Other critics faulted the book for lacking substantive engagement with feminist arguments. Robert Merrill contended that POS amounted to "a personal quarrel gratuitously elevated to the level of an exemplary debate", and failed to grapple with feminism as a serious intellectual movement. Diana Trilling, by contrast, praised Mailer's attempt to wrestle with the cultural implications of feminism, describing his "poetry of biology" as a preferable alternative to the rejection of biology she found in Millett's work.

The book was a commercial success, chosen by the Book-of-the-Month Club and widely read in both feminist and literary circles. Yet its reception marked a turning point in Mailer's public persona. As Carl Rollyson notes, the controversy surrounding POS became a pretext for critics to launch broader attacks on Mailer's decades-long literary treatment of gender, power, and sexuality.

===Town Bloody Hall===

On April 30, 1971, Norman Mailer participated in a public debate touted as a "Dialogue on Women's Liberation" at New York's Town Hall alongside prominent feminists including Germaine Greer, Diana Trilling, Jacqueline Ceballos, and Jill Johnston. The event, organized by the Theatre for Ideas, was framed as a response to The Prisoner of Sex and Mailer's challenge to feminist theory.
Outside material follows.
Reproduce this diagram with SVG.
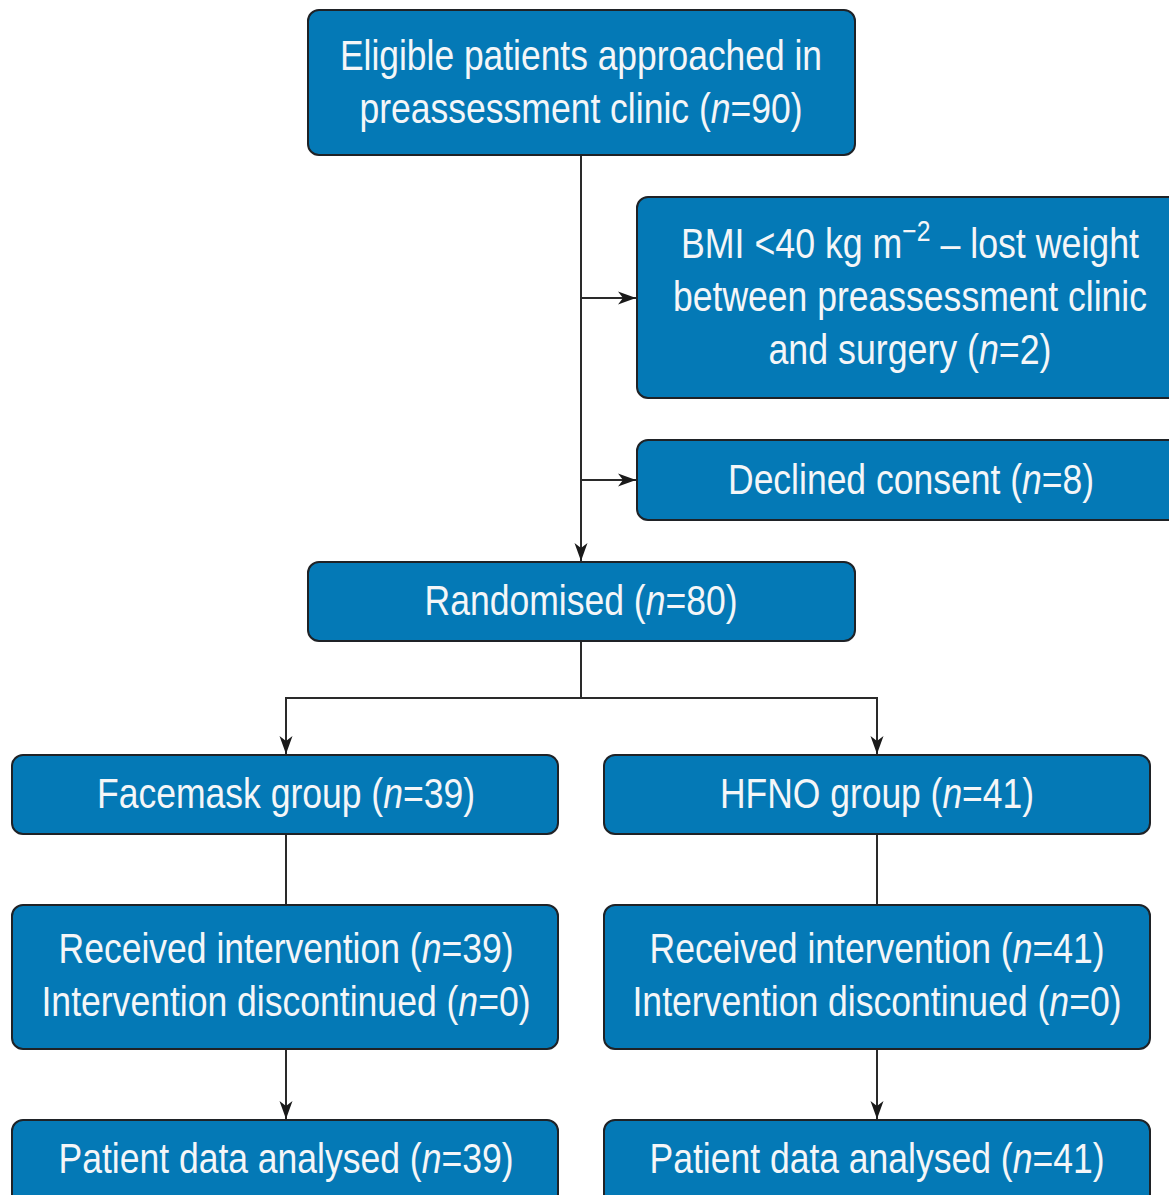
<svg xmlns="http://www.w3.org/2000/svg" width="1169" height="1195" viewBox="0 0 1169 1195">
<style>
.box{fill:#0479b6;stroke:#1f2226;stroke-width:2}
.t{font-family:"Liberation Sans",Arial,sans-serif;font-size:42px;fill:#f4f6f8;text-anchor:middle}
.i{font-style:italic}
.c{fill:none;stroke:#2a2a2a;stroke-width:2}
</style>
<defs>
<marker id="ah" markerUnits="userSpaceOnUse" markerWidth="19" markerHeight="14" refX="18" refY="7" orient="auto">
<path d="M0,0.5 L18,7 L0,13.5 L5,7 Z" fill="#1a1a1a"/>
</marker>
</defs>
<rect width="1169" height="1195" fill="#ffffff"/>
<g id="connectors">
<line class="c" x1="581" y1="155" x2="581" y2="561" marker-end="url(#ah)"/>
<line class="c" x1="581" y1="298" x2="636" y2="298" marker-end="url(#ah)"/>
<line class="c" x1="581" y1="480" x2="636" y2="480" marker-end="url(#ah)"/>
<line class="c" x1="581" y1="641" x2="581" y2="698"/>
<polyline class="c" points="581,698 286,698 286,754" marker-end="url(#ah)"/>
<polyline class="c" points="581,698 877,698 877,754" marker-end="url(#ah)"/>
<line class="c" x1="286" y1="834" x2="286" y2="905"/>
<line class="c" x1="877" y1="834" x2="877" y2="905"/>
<line class="c" x1="286" y1="1049" x2="286" y2="1119" marker-end="url(#ah)"/>
<line class="c" x1="877" y1="1049" x2="877" y2="1119" marker-end="url(#ah)"/>
</g>
<g id="eligible">
<rect class="box" x="308" y="10" width="547" height="145" rx="11"/>
<text class="t" x="581" y="70" textLength="482" lengthAdjust="spacingAndGlyphs">Eligible patients approached in</text>
<text class="t" x="581" y="123" textLength="443" lengthAdjust="spacingAndGlyphs">preassessment clinic (<tspan class="i">n</tspan>=90)</text>
</g>
<g id="bmi">
<rect class="box" x="637" y="197" width="546" height="201" rx="11"/>
<text class="t" x="910" y="258" textLength="458" lengthAdjust="spacingAndGlyphs">BMI &lt;40 kg m<tspan font-size="29" dy="-17">−2</tspan><tspan dy="17"> – lost weight</tspan></text>
<text class="t" x="910" y="311" textLength="474" lengthAdjust="spacingAndGlyphs">between preassessment clinic</text>
<text class="t" x="910" y="364" textLength="283" lengthAdjust="spacingAndGlyphs">and surgery (<tspan class="i">n</tspan>=2)</text>
</g>
<g id="declined">
<rect class="box" x="637" y="440" width="546" height="80" rx="11"/>
<text class="t" x="911" y="494" textLength="366" lengthAdjust="spacingAndGlyphs">Declined consent (<tspan class="i">n</tspan>=8)</text>
</g>
<g id="randomised">
<rect class="box" x="308" y="562" width="547" height="79" rx="11"/>
<text class="t" x="581" y="615" textLength="313" lengthAdjust="spacingAndGlyphs">Randomised (<tspan class="i">n</tspan>=80)</text>
</g>
<g id="facemask">
<rect class="box" x="12" y="755" width="546" height="79" rx="11"/>
<text class="t" x="286" y="808" textLength="378" lengthAdjust="spacingAndGlyphs">Facemask group (<tspan class="i">n</tspan>=39)</text>
</g>
<g id="hfno">
<rect class="box" x="604" y="755" width="546" height="79" rx="11"/>
<text class="t" x="877" y="808" textLength="314" lengthAdjust="spacingAndGlyphs">HFNO group (<tspan class="i">n</tspan>=41)</text>
</g>
<g id="received-left">
<rect class="box" x="12" y="905" width="546" height="144" rx="11"/>
<text class="t" x="286" y="963" textLength="455" lengthAdjust="spacingAndGlyphs">Received intervention (<tspan class="i">n</tspan>=39)</text>
<text class="t" x="286" y="1016" textLength="489" lengthAdjust="spacingAndGlyphs">Intervention discontinued (<tspan class="i">n</tspan>=0)</text>
</g>
<g id="received-right">
<rect class="box" x="604" y="905" width="546" height="144" rx="11"/>
<text class="t" x="877" y="963" textLength="455" lengthAdjust="spacingAndGlyphs">Received intervention (<tspan class="i">n</tspan>=41)</text>
<text class="t" x="877" y="1016" textLength="489" lengthAdjust="spacingAndGlyphs">Intervention discontinued (<tspan class="i">n</tspan>=0)</text>
</g>
<g id="analysed-left">
<rect class="box" x="12" y="1120" width="546" height="110" rx="11"/>
<text class="t" x="286" y="1173" textLength="455" lengthAdjust="spacingAndGlyphs">Patient data analysed (<tspan class="i">n</tspan>=39)</text>
</g>
<g id="analysed-right">
<rect class="box" x="604" y="1120" width="546" height="110" rx="11"/>
<text class="t" x="877" y="1173" textLength="455" lengthAdjust="spacingAndGlyphs">Patient data analysed (<tspan class="i">n</tspan>=41)</text>
</g>
</svg>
Mailer acted as moderator and spoke first, defending his views on sexuality and gender roles as outlined in The Prisoner of Sex. Greer criticized Mailer for attempting to reframe feminism as a personal contest of literary wills, arguing that he was "turning feminism into another battle of the books". Johnston mocked the debate's framing by performing a satirical dance with another woman on stage, underscoring what she saw as the absurdity of engaging Mailer's masculinist rhetoric. Audience members, who often directed their questions directly to Mailer and not the panel, were often raucous and critical. The discussion became increasingly contentious, marked by interruptions and heated exchanges.

The event was filmed by Chris Hegedus and D. A. Pennebaker and later released in 1979 as the documentary Town Bloody Hall. The film has since been noted for capturing the contentious reception of POS and the gender politics of Mailer's public persona during the early 1970s.